The inductive step is relatively easily; given $(M_i(t) \colon i <\omega)$ we need to add at most one edge to each $M_i(k)$ with $k \leq t$ so that $M_i(k)$ covers the vertex $t+1$, and we need to find a matching $M_i(t+1)$ which covers all the vertices $\{1,2,\ldots, t+1\}$.

However, since we've only used finitely many edges up to this point, we can just choose all of these edges greedily and continue.

Answer 2

The maximum possible value of $|\mathfrak M|$ is $\aleph_0$.

$|\mathfrak M|$ can't be uncountable, since it's a collection of disjoint subsets of the countable set $E$.

Let $K_\omega$ be the complete graph on the vertex set $\mathbb Z$. Let $M_n=\{\{x,y\}\in\binom{\mathbb Z}2:x+y=n\}$. Then $\mathfrak M=\{M_{2k+1}:k\in\mathbb Z\}$ is a collection of pairwise disjoint perfect matchings with $|\mathfrak M|=\aleph_0$.

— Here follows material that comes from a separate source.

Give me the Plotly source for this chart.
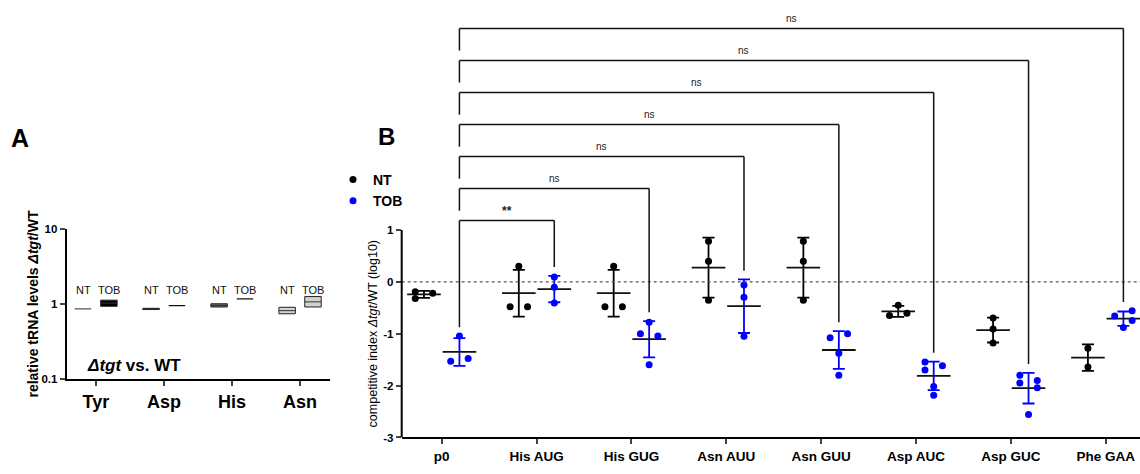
import numpy as np
import plotly.graph_objects as go

# ---------------- Panel A data ----------------
trna = ["Tyr", "Asp", "His", "Asn"]
a_nt_min = [0.854, 0.838, 0.906, 0.736]
a_nt_max = [0.854, 0.870, 1.000, 0.898]
a_nt_mean = [0.854, 0.854, 0.950, 0.810]
a_tob_min = [0.925, 0.942, 1.160, 0.906]
a_tob_max = [1.117, 0.942, 1.160, 1.247]
a_tob_mean = [1.020, 0.942, 1.160, 1.060]
a_fill = ["#000000", "#000000", "#6a6a6a", "#d2d2d2"]

# ---------------- Panel B data ----------------
codons = ["p0", "His AUG", "His GUG", "Asn AUU", "Asn GUU", "Asp AUC", "Asp GUC", "Phe GAA"]
nt_values = [
    [-0.19, -0.22, -0.32],
    [0.30, -0.48, -0.48],
    [0.30, -0.48, -0.48],
    [0.78, 0.395, -0.357],
    [0.78, 0.395, -0.357],
    [-0.45, -0.65, -0.607],
    [-0.70, -0.908, -1.18],
    [-1.28, -1.64],
]
tob_values = [
    [-1.045, -1.53, -1.48],
    [0.094, -0.105, -0.41],
    [-0.78, -1.00, -1.045, -1.60],
    [-0.062, -0.30, -1.05],
    [-1.00, -1.077, -1.378, -1.80],
    [-1.547, -1.62, -1.70, -2.017, -2.186],
    [-1.80, -1.90, -1.95, -2.04, -2.555],
    [-0.557, -0.657, -0.745, -0.883],
]
# horizontal scatter spread of the dots (layout, in category units)
nt_jitter = [
    [-1, 1, -1], [0, -1, 1], [0, -1, 1], [0, 0, 0], [0, 0, 0],
    [0, -1, 1], [0, 0, 0], [0, 0],
]
tob_jitter = [
    [0, -1, 1], [0, 0, 0], [0, -1, 1, 0], [0, 0, 0], [1, -1, 0, 0],
    [-1, 1, -1, 0, 0], [-1, 1, -1, 1, 0], [1, -1, 1, 0],
]
comparisons = ["His AUG", "His GUG", "Asn AUU", "Asn GUU", "Asp AUC", "Asp GUC", "Phe GAA"]
comp_labels = ["**", "ns", "ns", "ns", "ns", "ns", "ns"]

W, H = 1140, 474
FONT = "Liberation Sans, Arial, sans-serif"
BLUE = "#0000FF"

fig = go.Figure()

# ---------------- Panel A drawing ----------------
A_OFF = 0.19
A_HW = 0.121
for i, name in enumerate(trna):
    for off, lo, hi, mid in [(-A_OFF, a_nt_min[i], a_nt_max[i], a_nt_mean[i]),
                             (A_OFF, a_tob_min[i], a_tob_max[i], a_tob_mean[i])]:
        c = i + off
        if hi > lo:
            fig.add_trace(go.Scatter(
                x=[c - A_HW, c + A_HW, c + A_HW, c - A_HW, c - A_HW],
                y=[lo, lo, hi, hi, lo], mode="lines", fill="toself",
                fillcolor=a_fill[i], line=dict(color="#222222", width=1),
                xaxis="x", yaxis="y", showlegend=False, hoverinfo="skip"))
            fig.add_trace(go.Scatter(
                x=[c - A_HW, c + A_HW], y=[mid, mid], mode="lines",
                line=dict(color="#333333", width=1),
                xaxis="x", yaxis="y", showlegend=False, hoverinfo="skip"))
        else:
            fig.add_trace(go.Scatter(
                x=[c - A_HW, c + A_HW], y=[mid, mid], mode="lines",
                line=dict(color="#555555" if i == 0 else "#111111", width=1.3),
                xaxis="x", yaxis="y", showlegend=False, hoverinfo="skip"))

annotations = []
for i, name in enumerate(trna):
    for off, t in [(-A_OFF, "NT"), (A_OFF, "TOB")]:
        annotations.append(dict(x=i + off, y=np.log10(1.52), xref="x", yref="y",
                                xanchor="center", yanchor="middle",
                                text=t, showarrow=False,
                                font=dict(family=FONT, size=11, color="#111")))

# ---------------- Panel B drawing ----------------
G_OFF = 0.187
J = 0.092
for series, vals, jit, col, name in [(0, nt_values, nt_jitter, "#000000", "NT"),
                                     (1, tob_values, tob_jitter, BLUE, "TOB")]:
    off = -G_OFF if series == 0 else G_OFF
    xs, ys = [], []
    for k, (v, jj) in enumerate(zip(vals, jit)):
        for val, j in zip(v, jj):
            xs.append(k + off + j * J)
            ys.append(val)
    means = [float(np.mean(v)) for v in vals]
    sds = [float(np.std(v, ddof=1)) for v in vals]
    fig.add_trace(go.Scatter(
        x=[k + off for k in range(len(vals))], y=means, mode="markers",
        marker=dict(symbol="line-ew", size=24, color="#000",
                    line=dict(color="#111111", width=1.8)),
        error_y=dict(type="data", array=sds, visible=True, color=col,
                     thickness=1.8, width=6),
        xaxis="x2", yaxis="y2", showlegend=False, hoverinfo="skip"))
    fig.add_trace(go.Scatter(
        x=xs, y=ys, mode="markers", name="<b>" + name + "</b>",
        marker=dict(size=7, color=col),
        xaxis="x2", yaxis="y2", showlegend=True))

shapes = []
# zero reference line
shapes.append(dict(type="line", xref="x2", yref="y2", x0=-0.4217, x1=7.362, y0=0, y1=0,
                   line=dict(color="#555555", width=1.2, dash="dot")))
# y axis line of panel B (from -3 to 1 only)
shapes.append(dict(type="line", xref="paper", yref="y2", x0=401.7 / W, x1=401.7 / W,
                   y0=-3, y1=1, line=dict(color="#000", width=2)))


def top_of(v):
    return max(float(np.mean(v) + np.std(v, ddof=1)), max(v))


GAP = 0.17
LEVEL0 = 1.18
STEP = 0.617
LEG = 0.427
x_ref = 0 + G_OFF
for n, (target, lab) in enumerate(zip(comparisons, comp_labels)):
    k = codons.index(target)
    xt = k + G_OFF
    lvl = LEVEL0 + n * STEP
    y_right = top_of(tob_values[k]) + GAP
    y_left = top_of(tob_values[0]) + GAP if n == 0 else lvl - LEG
    ln = dict(color="#111111", width=1.5)
    shapes.append(dict(type="line", xref="x2", yref="y2", x0=x_ref, x1=x_ref, y0=y_left, y1=lvl, line=ln))
    shapes.append(dict(type="line", xref="x2", yref="y2", x0=x_ref, x1=xt, y0=lvl, y1=lvl, line=ln))
    shapes.append(dict(type="line", xref="x2", yref="y2", x0=xt, x1=xt, y0=lvl, y1=y_right, line=ln))
    annotations.append(dict(x=(x_ref + xt) / 2, y=lvl + 0.19, xref="x2", yref="y2",
                            xanchor="center", yanchor="middle",
                            text="<b>" + lab + "</b>" if lab != "ns" else lab, showarrow=False,
                            font=dict(family=FONT, size=12 if lab != "ns" else 10, color="#222")))

# panel letters and labels
C = dict(xanchor="center", yanchor="middle", showarrow=False)
annotations += [
    dict(x=20 / W, y=1 - 135 / H, xref="paper", yref="paper", text="<b>A</b>",
         font=dict(family=FONT, size=25, color="#000"), **C),
    dict(x=386.7 / W, y=1 - 134 / H, xref="paper", yref="paper", text="<b>B</b>",
         font=dict(family=FONT, size=24, color="#000"), **C),
    dict(x=134 / W, y=1 - 368.7 / H, xref="paper", yref="paper",
         text="<b><i>Δtgt</i> vs. WT</b>",
         font=dict(family=FONT, size=17, color="#000"), **C),
    dict(x=33.3 / W, y=1 - 306 / H, xref="paper", yref="paper", textangle=-90,
         text="<b>relative tRNA levels <i>Δtgt</i>/WT</b>",
         font=dict(family=FONT, size=14, color="#000"), **C),
    dict(x=372.7 / W, y=-1, xref="paper", yref="y2", textangle=-90,
         text="competitive index <i>Δtgt</i>/WT (log10)",
         font=dict(family=FONT, size=12.5, color="#000"), **C),
]

fig.update_layout(
    width=W, height=H, margin=dict(l=0, r=0, t=0, b=0),
    paper_bgcolor="white", plot_bgcolor="white",
    font=dict(family=FONT, color="#000"),
    xaxis=dict(domain=[66.7 / W, 330 / W], anchor="y", range=[-0.43, 3.44],
               tickvals=list(range(len(trna))), ticktext=["<b>" + t + "</b>" for t in trna],
               tickfont=dict(size=18), showline=True, linewidth=2, linecolor="#000",
               ticks="outside", ticklen=5, tickwidth=1.5, showgrid=False, zeroline=False),
    yaxis=dict(domain=[1 - 382.7 / H, 1 - 228.3 / H], anchor="x", type="log", range=[-1, 1],
               tickvals=[0.1, 1, 10], ticktext=["<b>0.1</b>", "<b>1</b>", "<b>10</b>"],
               tickfont=dict(size=11.5), showline=True, linewidth=2, linecolor="#000",
               ticks="outside", ticklen=5, tickwidth=1.5, showgrid=False, zeroline=False),
    xaxis2=dict(domain=[401.7 / W, 1], anchor="y2", range=[-0.4217, 7.362],
                tickvals=list(range(len(codons))), ticktext=["<b>" + c + "</b>" for c in codons],
                tickfont=dict(size=13.5), showline=True, linewidth=2, linecolor="#000",
                ticks="outside", ticklen=5, tickwidth=1.5, showgrid=False, zeroline=False),
    yaxis2=dict(domain=[1 - 442.7 / H, 1], anchor="x2", range=[-3, 5.314],
                tickvals=[-3, -2, -1, 0, 1], ticktext=["<b>%d</b>" % v for v in [-3, -2, -1, 0, 1]],
                tickfont=dict(size=11.5), showline=False,
                ticks="outside", ticklen=5, tickwidth=1.5, showgrid=False, zeroline=False),
    legend=dict(x=333 / W, y=1 - 162 / H, xanchor="left", yanchor="top",
                font=dict(family=FONT, size=14, color="#000"), bgcolor="rgba(0,0,0,0)",
                itemwidth=30, tracegroupgap=0),
    shapes=shapes, annotations=annotations,
)

fig.write_html("out.html", config={"displayModeBar": False},
               post_script="document.body.style.margin='0';")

More generally, if $G$ is a countable graph in which each vertex has infinite degree, then $E(G)$ is the union of $\aleph_0$ disjoint perfect matchings. First, it is easy to see that such a graph has a perfect matching, call it $M_1$, which may be made to contain a prescribed edge $e_1\in E(G)$. Next, since the spanning subgraph $G-E(G_1)$ is still a countable graph in which each vertex has infinite degree, we can find a perfect matching $M_2$ which is disjoint from $M_1$ and contains a prescribed edge $e_2\in E(G)\setminus M_1$. Continuing in this way, we can get an infinite sequence of disjoint perfect matchings whose union is $E(G)$.

Likewise for any infinite cardinal $\kappa$, if $G$ is a $\kappa$-regular graph of order $\kappa$, then $\kappa$ is the maximum possible cardinality of a collection $\mathfrak M$ of pairwise disjoint perfect matchings of $G$, and such an $\mathfrak M$ can be chosen to be a partition of $E(G)$.